"Permendikbudristek Nomor 30 Tahun 2021 tidak memenuhi asas keterbukaan dalam proses pembentukannya," ujar Lincolin dalam keterangannya, Selasa, 9 November 2021.
Ia mengatakan, tidak terpenuhinya asas keterbukaan tersebut lantaran pihak-pihak yang terkait dengan materi Permendikbudristek 30/2021 tidak dilibatkan secara luas, utuh, dan minimnya informasi dalam setiap tahapan pembentukan. Hal ini dinilai bertentangan dengan Pasal 5 huruf g Undang-Undang Nomor 12 Tahun 2011 tentang Pembentukan Peraturan Perundang-Undangan.
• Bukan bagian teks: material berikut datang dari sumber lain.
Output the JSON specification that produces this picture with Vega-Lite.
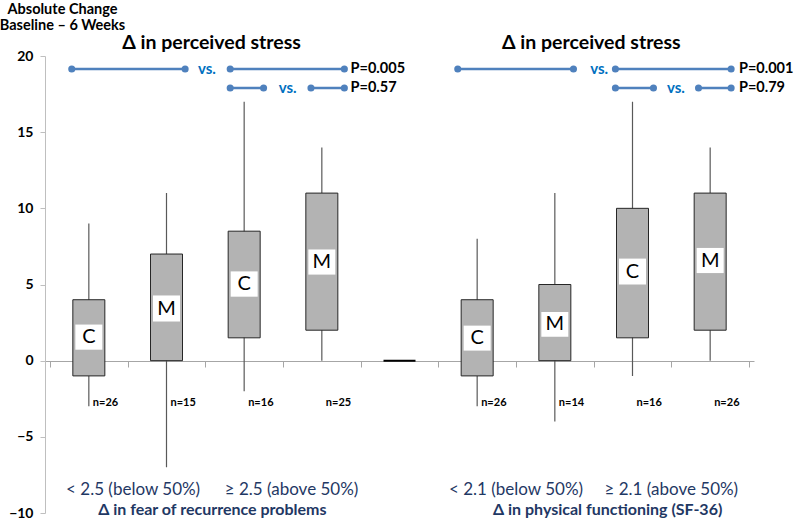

"Dalam aturan tersebut menegaskan bahwa pembentukan peraturan perundang-undangan, termasuk peraturan menteri harus dilakukan berdasarkan asas keterbukaan," ungkapnya.
Baca: Permendikbudristek Penanganan Kekerasan Seksual Dinilai Tak Jelas Dasar Hukumnya
Ia juga menilai Permendikbudristek itu tidak tertib materi muatan. Setidaknya terdapat dua kesalahan materi muatan yang mencerminkan adanya pengaturan yang melampaui kewenangan.
"Yaitu Pertama, Permendikbudristek Nomor 30 Tahun 2021 mengatur materi muatan yang seharusnya diatur dalam level undang-undang, seperti mengatur norma pelanggaran seksual yang diikuti dengan ragam sanksi yang tidak proporsional," tutur dia.
Kedua, Permendikbudristek Nomor 30 Tahun 2021 mengatur norma yang bersifat terlalu rigid. Sehingga, mengurangi otonomi kelembagaan perguruan tinggi, sebagaimana diatur Pasal 62 Undang-Undang Nomor 12 Tahun 2012 tentang Pendidikan Tinggi.
"Dibuktikan melalui pembentukan Satuan Tugas Pencegahan dan Penanganan Kekerasan Seksual, Sesuai Pasal 23 Permendikbudristek Nomor 30 Tahun 2021," tuturnya.